What has been the best advice some of these bands have imparted to you?
It is always about doing what you do and sticking to your guns and not letting critics bring you down if they don't like what you're doing. The guys in KISS for example, they get turned away from the Rock n' Roll Hall of Fame and the critics always love to hate those guys. But they go out every night to a full arena of people and rock them for two hours with songs that they all know. So I don't think they're the fools, I think the critics are the fools. So they are always positive about doing what we're doing and not letting anyone discourage us.

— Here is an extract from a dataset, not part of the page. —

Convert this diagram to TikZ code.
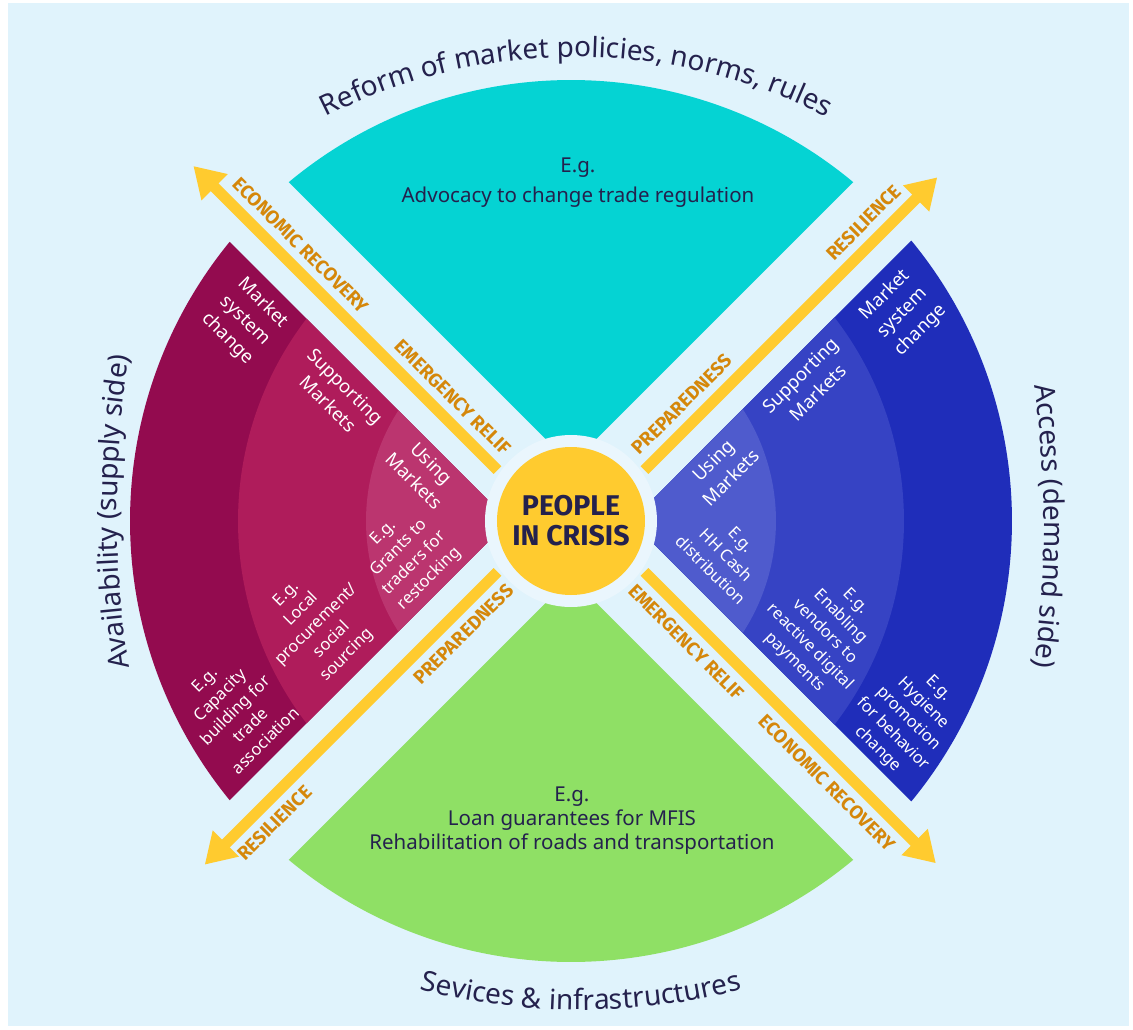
\documentclass[tikz,border=0pt]{standalone}
\usepackage{fontspec}
\setmainfont{Noto Sans}
\newfontfamily\crisisfont{Fira Sans}
\usetikzlibrary{arrows.meta,decorations.text,calc}
\definecolor{bgblue}{HTML}{E0F3FC}
\definecolor{haloblue}{HTML}{EAF6FD}
\definecolor{topcyan}{HTML}{05D3D3}
\definecolor{botgreen}{HTML}{8FE065}
\definecolor{purA}{HTML}{930B4F}
\definecolor{purB}{HTML}{AF1C5B}
\definecolor{purC}{HTML}{BB356F}
\definecolor{bluA}{HTML}{1F2DBA}
\definecolor{bluB}{HTML}{3643C4}
\definecolor{bluC}{HTML}{4F5BCD}
\definecolor{sun}{HTML}{FFCB2F}
\definecolor{ochre}{HTML}{D5870A}
\definecolor{navy}{HTML}{24214D}
\newcommand{\titlesize}{\fontsize{28}{32}\selectfont}
% #1 colour, #2 radius, #3 middle angle, #4 apex distance, #5 half angle
\newcommand{\mywedge}[5]{%
  \pgfmathsetmacro{\myoff}{#5-asin(#4*sin(#5)/#2)}%
  \pgfmathsetmacro{\mysa}{#3-\myoff}%
  \pgfmathsetmacro{\myea}{#3+\myoff}%
  \fill[#1] (#3:#4pt) -- (\mysa:#2pt) arc[start angle=\mysa, end angle=\myea, radius=#2pt] -- cycle;}
\begin{document}
\begin{tikzpicture}[x=1pt,y=1pt,
  wtitle/.style={text=white, align=center, inner sep=0pt, font=\fontsize{18.5}{25}\selectfont},
  wex/.style={text=white, align=center, inner sep=0pt, font=\fontsize{16.5}{21.5}\selectfont},
  lab/.style={text=ochre, inner sep=0pt, font=\crisisfont\bfseries\fontsize{19}{21}\selectfont},
  yarrow/.style={draw=sun, line width=11pt, -{Triangle[width=35pt,length=30pt]}},
  curvetitle/.style={decorate, decoration={text along path, text align=center, text color=navy, text={|\titlesize|#1}}}
]
\useasboundingbox (-571,-508) rectangle (562,521);
\fill[white] (-571,-508) rectangle (562,521);
\fill[bgblue] (-563,-505) rectangle (558,518);

% wedges
\mywedge{topcyan}{441}{90}{56.57}{45}
\mywedge{botgreen}{441}{270}{56.57}{45}
\mywedge{purA}{441}{180}{62.2}{45}
\mywedge{purB}{333}{180}{62.2}{45}
\mywedge{purC}{205}{180}{62.2}{45}
\mywedge{bluA}{441}{0}{60}{45}
\mywedge{bluB}{333}{0}{60}{45}
\mywedge{bluC}{205}{0}{60}{45}

% centre
\node[circle, fill=haloblue, minimum size=172pt, inner sep=0pt] (halo) at (0,0) {};
\node[circle, fill=sun, minimum size=148pt, inner sep=0pt, text=navy, align=center,
      font=\crisisfont\bfseries\fontsize{28.5}{30}\selectfont] (core) at (0,0) {PEOPLE\\IN CRISIS};

% arrow coordinates
\begin{scope}[rotate=135]
  \coordinate (nwS) at (88,16); \coordinate (nwE) at (518,16);
  \coordinate (nwL1) at (171,-4); \coordinate (nwL2) at (386,-4);
\end{scope}
\begin{scope}[rotate=45]
  \coordinate (neS) at (88,-16); \coordinate (neE) at (502,-16);
  \coordinate (neL1) at (161,4); \coordinate (neL2) at (418,4);
\end{scope}
\begin{scope}[rotate=225]
  \coordinate (swS) at (88,-16); \coordinate (swE) at (502,-16);
  \coordinate (swL1) at (156,4); \coordinate (swL2) at (423,4);
\end{scope}
\begin{scope}[rotate=315]
  \coordinate (seS) at (88,16); \coordinate (seE) at (500,16);
  \coordinate (seL1) at (167,-4); \coordinate (seL2) at (366,-4);
\end{scope}

\draw[yarrow] (nwS) -- (nwE);
\draw[yarrow] (neS) -- (neE);
\draw[yarrow] (swS) -- (swE);
\draw[yarrow] (seS) -- (seE);

\node[lab, rotate=-45] (nwl1) at (nwL1) {EMERGENCY RELIF};
\node[lab, rotate=-45] (nwl2) at (nwL2) {ECONOMIC RECOVERY};
\node[lab, rotate=45] (nel1) at (neL1) {PREPAREDNESS};
\node[lab, rotate=45] (nel2) at (neL2) {RESILIENCE};
\node[lab, rotate=45] (swl1) at (swL1) {PREPAREDNESS};
\node[lab, rotate=45] (swl2) at (swL2) {RESILIENCE};
\node[lab, rotate=-45] (sel1) at (seL1) {EMERGENCY RELIF};
\node[lab, rotate=-45] (sel2) at (seL2) {ECONOMIC RECOVERY};

% top / bottom wedge texts
\node[text=navy, align=center, inner sep=0pt, font=\fontsize{20.5}{23}\selectfont] (toptext) at (7,338)
  {E.g.\\[7pt]Advocacy to change trade regulation};
\node[text=navy, align=center, inner sep=0pt, font=\fontsize{20.5}{24}\selectfont] (bottext) at (1,-300)
  {E.g.\\Loan guarantees for MFIS\\Rehabilitation of roads and transportation};

% left wedge texts
\node[wtitle, rotate=-45] (pm1) at (-326,200) {Market\\system\\change};
\node[wtitle, rotate=-45] (pm2) at (-234,126) {Supporting\\Markets};
\node[wtitle, rotate=-45] (pm3) at (-148,49) {Using\\Markets};
\node[wex, rotate=45] (pe3) at (-164,-35) {E.g.\\Grants to\\traders for\\restocking};
\node[wex, rotate=45] (pe2) at (-254,-104) {E.g.\\Local\\procurement/\\social\\sourcing};
\node[wex, rotate=45] (pe1) at (-336,-189) {E.g.\\Capacity\\building for\\trade\\association};

% right wedge texts
\node[wtitle, rotate=45] (bm1) at (332,208) {Market\\system\\change};
\node[wtitle, rotate=45] (bm2) at (238,137) {Supporting\\Markets};
\node[wtitle, rotate=45] (bm3) at (151,52) {Using\\Markets};
\node[wex, rotate=-45] (be3) at (155,-34) {E.g.\\HH Cash\\distribution};
\node[wex, rotate=-45] (be2) at (254,-111) {E.g.\\Enabling\\vendors to\\reactive digital\\payments};
\node[wex, rotate=-45] (be1) at (337,-198) {E.g.\\Hygiene\\promotion\\for behavior\\change};

% curved titles
\coordinate (topc) at (5,-87);
\coordinate (botc) at (10,159);
\coordinate (leftc) at (546,9);
\coordinate (rightc) at (-527,-5);
\path[curvetitle={Reform of market policies, norms, rules}]
  ($(topc)+(130:551pt)$) arc[start angle=130, end angle=50, radius=551pt];
\path[curvetitle={Sevices {\&} infrastructures}]
  ($(botc)+(245:648pt)$) arc[start angle=245, end angle=295, radius=648pt];
\path[curvetitle={Availability (supply side)}]
  ($(leftc)+(194:1000pt)$) arc[start angle=194, end angle=166, radius=1000pt];
\path[curvetitle={Access (demand side)}]
  ($(rightc)+(14:1000pt)$) arc[start angle=14, end angle=-14, radius=1000pt];
\end{tikzpicture}
\end{document}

That is basically what I walk away from in the majority of those conversations.
You have certainly stuck to your guns, I mean since the success of the 15 album Buckcherry has become a full-time project again, how does that feel considering before 15 the band were non-existent?
"One of the things I was very conscious off on this record was making sure that the sounds were really good."
I feel we're very fortunate and I also feel that we have worked really, really hard at a time when nobody really wanted to know us. We couldn't get a record a deal, agents didn't want to represent us, managers didn't want to manage us, yet we still believed in what we were doing. We found people that believed in what we were doing too, which is how we found our attorney, our manager, our agent and all the people we're still in business with because they believed in what we were doing. And that is the reason why it has been successful coupled with the fact that we work really hard and play well over 200 shows a year. We're not afraid to work for it.
With all these experiences you have gone through in your career, if a young musician was to come to you for advice about working in this industry, what would you tell him or her?
Unfortunately when I got into this business I thought I was just going to play my guitar, write some songs and party all the time. And I quickly found out that if I wanted to be successful, I really needed to educate myself on the business. And when you start thinking that you know everything, then that is a huge mistake. So you really need to educate yourself on how it works and you have to make the best decisions you can for yourself.
Now that you have all matured into family men, and become business savvy, does performing a song such as Lit Up become difficult when trying to convey the song's subject matter with conviction?
It still feels great, but that song is always tongue in cheek. It wasn't like it we were advertising to go out and do cocaine. There is a story in there if you listen closely to what is going on. To me it is a great song and that song provided so many opportunities to us. It entertained so many people and really opened the door to a whole new world for us. I love playing it.
What new generation of guitar players are you currently listening to and who would you recommend to rock music fans and lovers of guitar music to check out?
I love what the guys in Airbourne are doing. They are one of my favorite bands. We actually got to do some shows with those guys in Japan last year and they were great. I also love Ray Toro from My Chemical Romance who I think has a real interesting style. My Chemical Romance kind of comes off as a glam-y kind of band or a Goth band, but if you listen to what Ray's playing, he's a rock and roll guitar player man. And I also love what Jack White does because I think Jack really has done the history lesson. He has assimilated all those old great players' styles, and so he really gets it and really delivers something that is genuine.